10 Times Star Trek: The Next Generation Went Woke
5. Gender Reveal
"Congratulations, Data. It's a girl," declares Deanna Troi as Data's child is descended down from the laboratory alcove in The Offspring. The episode has quite rightly been praised for its stance on gender identity in that Data allows his child to choose their own gender and appearance rather than choosing for them — a radical statement for television in the early 1990s. To frame that within the context of this article, that might be the most 'woke' thing on this list. The episode also invites, I feel, another queer reading entirely.

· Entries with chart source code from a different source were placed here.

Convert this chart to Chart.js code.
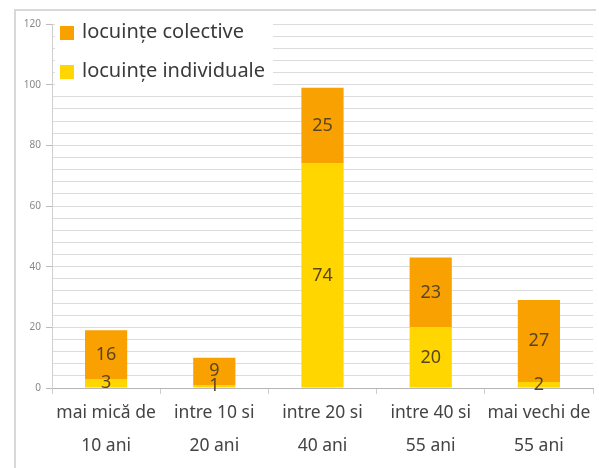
<!DOCTYPE html>
<html>
<head>
<meta charset="utf-8">
<script src="https://cdn.jsdelivr.net/npm/chart.js@4.4.0/dist/chart.umd.min.js"></script>
<style>
  html, body { margin: 0; padding: 0; background: #fff; }
  #wrap { width: 599px; height: 468px; position: relative; }
</style>
</head>
<body>
<div id="wrap"><canvas id="chart" width="599" height="468"></canvas></div>
<script>
// data
const categories = [
    ['mai mică de', '10 ani'],
    ['intre 10 si', '20 ani'],
    ['intre 20 si', '40 ani'],
    ['intre 40 si', '55 ani'],
    ['mai vechi de', '55 ani']
];
const individuale = [3, 1, 74, 20, 2];
const colective = [16, 9, 25, 23, 27];
const seriesNames = ['locuințe colective', 'locuințe individuale'];
const yTicks = [0, 20, 40, 60, 80, 100, 120];

const ORANGE = '#f9a100';
const YELLOW = '#ffd600';

//value labels drawn in the middle of each segment
const valueLabels = {
    id: 'valueLabels',
    afterDatasetsDraw(chart) {
        const ctx = chart.ctx;
        ctx.save();
        ctx.font = '18px "Noto Sans", sans-serif';
        ctx.fillStyle = '#5a4522';
        ctx.textAlign = 'center';
        ctx.textBaseline = 'middle';
        chart.data.datasets.forEach((ds, i) => {
            const meta = chart.getDatasetMeta(i);
            meta.data.forEach((bar, j) => {
                const y = (bar.y + bar.base) / 2;
                ctx.fillText(String(ds.data[j]), bar.x, y);
            });
        });
        ctx.restore();
    }
};

//legend sits inside the plot, on a white box
const innerLegend = {
    id: 'innerLegend',
    afterDraw(chart) {
        const ctx = chart.ctx;
        ctx.save();
        ctx.fillStyle = '#fff';
        ctx.fillRect(55, 14, 218, 76);
        const items = [
            { text: seriesNames[0], color: ORANGE, y: 32 },
            { text: seriesNames[1], color: YELLOW, y: 71 }
        ];
        ctx.font = '20px "Noto Sans", sans-serif';
        ctx.textBaseline = 'middle';
        items.forEach(it => {
            ctx.fillStyle = it.color;
            ctx.fillRect(60, it.y - 6, 14, 14);
            ctx.fillStyle = '#3a3a3a';
            ctx.fillText(it.text, 82, it.y);
        });
        ctx.restore();
    }
};

// outer frame lines (top and left)
const frame = {
    id: 'frame',
    beforeDraw(chart) {
        const ctx = chart.ctx;
        ctx.save();
        ctx.strokeStyle = '#d8d8d8';
        ctx.lineWidth = 2;
        ctx.beginPath();
        ctx.moveTo(15, 468);
        ctx.lineTo(15, 10);
        ctx.lineTo(596, 10);
        ctx.stroke();
        ctx.restore();
    }
};

new Chart(document.getElementById('chart'), {
    type: 'bar',
    data: {
        labels: categories,
        datasets: [{
            label: seriesNames[1],
            data: individuale,
            backgroundColor: YELLOW,
            stack: 's'
        }, {
            label: seriesNames[0],
            data: colective,
            backgroundColor: ORANGE,
            stack: 's'
        }]
    },
    options: {
        responsive: false,
        animation: false,
        layout: { padding: { top: 24, right: 6, left: 0, bottom: 0 } },
        datasets: { bar: { barPercentage: 0.39, categoryPercentage: 1 } },
        plugins: { legend: { display: false }, tooltip: { enabled: false } },
        scales: {
            x: {
                stacked: true,
                afterFit: s => { s.height = 80; },
                grid: { offset: true, drawOnChartArea: false, tickLength: 6, tickColor: '#ccc' },
                border: { color: '#b5b5b5' },
                ticks: {
                    padding: 2,
                    color: '#444',
                    font: { family: '"Noto Sans", sans-serif', size: 17.5, lineHeight: 1.9 },
                    maxRotation: 0
                }
            },
            y: {
                stacked: true,
                min: yTicks[0],
                max: yTicks[yTicks.length - 1],
                afterFit: s => { s.width = 52; },
                grid: {
                    color: c => (c.tick && c.tick.value === 0) ? 'transparent' : '#dcdcdc',
                    tickColor: c => (c.tick && yTicks.includes(c.tick.value)) ? '#bbb' : 'transparent',
                    tickLength: 6
                },
                border: { color: '#d0d0d0' },
                ticks: {
                    stepSize: 4,
                    autoSkip: false,
                    padding: 5,
                    color: '#888',
                    font: { family: '"Noto Sans", sans-serif', size: 10 },
                    callback: v => yTicks.includes(v) ? v : ''
                }
            }
        }
    },
    plugins: [frame, valueLabels, innerLegend]
});
</script>
</body>
</html>
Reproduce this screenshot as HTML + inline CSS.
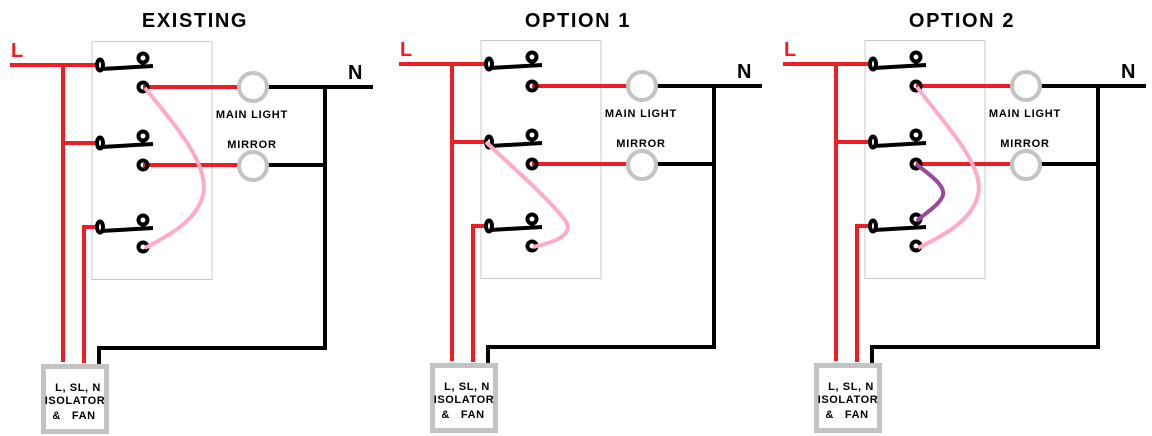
<!DOCTYPE html>
<html><head><style>
html,body{margin:0;padding:0;background:#fff;}
svg{display:block;}
text{font-family:"Liberation Sans",sans-serif;font-weight:bold;}
</style></head><body>
<svg width="1152" height="436" viewBox="0 0 1152 436" xmlns="http://www.w3.org/2000/svg">
<defs>
<g id="panel">
  <rect x="92" y="41.5" width="120" height="238" fill="none" stroke="#c8c8c8" stroke-width="1"/>
  <text x="11" y="57" font-size="20" fill="#ee1c24">L</text>
  <text x="348" y="79" font-size="20" fill="#000">N</text>
  <g stroke="#ee1c24" stroke-width="4" fill="none">
    <path d="M10 65 H98"/>
    <path d="M63 65 V362"/>
    <path d="M63 143 H98"/>
    <path d="M84 363 V227 H98"/>
    <path d="M143 87 H238"/>
    <path d="M143 165 H238"/>
  </g>
  <g stroke="#000" stroke-width="4" fill="none">
    <path d="M268 87 H373"/>
    <path d="M325 87 V348 H99 V366"/>
    <path d="M268 165 H325"/>
  </g>
  <g stroke="#000" stroke-width="4" fill="none">
    <g id="sw">
      <ellipse cx="100" cy="65" rx="3" ry="5.5"/>
      <path d="M101 69 L153 66"/>
      <circle cx="143" cy="58" r="4.5"/>
      <path d="M143 62 V67"/>
    </g>
    <use href="#sw" y="78"/>
    <use href="#sw" y="162"/>
    <circle cx="143" cy="87" r="4.5"/>
    <circle cx="143" cy="165" r="4.5"/>
    <circle cx="143" cy="247" r="4.5"/>
  </g>
  <circle cx="253" cy="87" r="14" fill="#fff" stroke="#c3c3c3" stroke-width="4"/>
  <circle cx="253" cy="166" r="14" fill="#fff" stroke="#c3c3c3" stroke-width="4"/>
  <text x="252" y="118" font-size="11" text-anchor="middle" letter-spacing="0.8">MAIN LIGHT</text>
  <text x="252" y="148" font-size="11" text-anchor="middle" letter-spacing="0.8">MIRROR</text>
  <rect x="43.5" y="366.5" width="63" height="65" fill="#fff" stroke="#c3c3c3" stroke-width="5"/>
  <text x="78" y="391" font-size="11" text-anchor="middle" letter-spacing="0.6">L, SL, N</text>
  <text x="75" y="404" font-size="11" text-anchor="middle" letter-spacing="0.6">ISOLATOR</text>
  <text x="74" y="419" font-size="11" text-anchor="middle" xml:space="preserve" letter-spacing="0.6">&amp;   FAN</text>
</g>
</defs>

<text x="195" y="27" font-size="20" text-anchor="middle" letter-spacing="1.6">EXISTING</text>
<text x="578" y="27" font-size="20" text-anchor="middle" letter-spacing="1.6">OPTION 1</text>
<text x="962" y="27" font-size="20" text-anchor="middle" letter-spacing="1.6">OPTION 2</text>

<use href="#panel"/>
<path d="M145 88 C175 125 210 165 203 195 C197 220 170 235 145 248" stroke="#ffaac8" stroke-width="4" fill="none"/>

<use href="#panel" x="389" y="-1"/>
<path d="M486 142 C510 165 545 195 565 220 C575 235 555 242 533 247" stroke="#ffaac8" stroke-width="4" fill="none"/>

<use href="#panel" x="773" y="-1"/>
<path d="M917 87 C945 125 985 165 978 195 C972 220 945 235 918 248" stroke="#ffaac8" stroke-width="4" fill="none"/>
<path d="M916 164 C930 175 945 185 943 195 C940 205 925 213 917 221" stroke="#9b479f" stroke-width="4" fill="none"/>
</svg>
</body></html>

"That is why you must choose a gender, Lal, to complete your appearance," Data replies to Lal when they say they are "inadequate" because they are "gender neuter," or what might now be considered agender, gender non-binary, or genderqueer. Data's "you must choose" is, in fact, a warning that the parameters for the android's decision are strictly pre-defined such that Lal will be reinscribed back into the matrix of heterosexuality and gender-normativity. Lal was never given the option to remain non-binary.
Like contemporary gender reveal parties in the real world — blue or pink, boy or girl — Lal's unveiling in the lab re-concretises their identity in line with the gender binary. Lal must now exist in the permanent state of 'human female,' in Troi's earlier words, "for [her] lifetime," reiterated and re-enacted by "it's a girl" in the performative style of Picard's 'make it so'.
By the end of the episode, we witness the terrible consequences that the imposition of societal gender norms can have.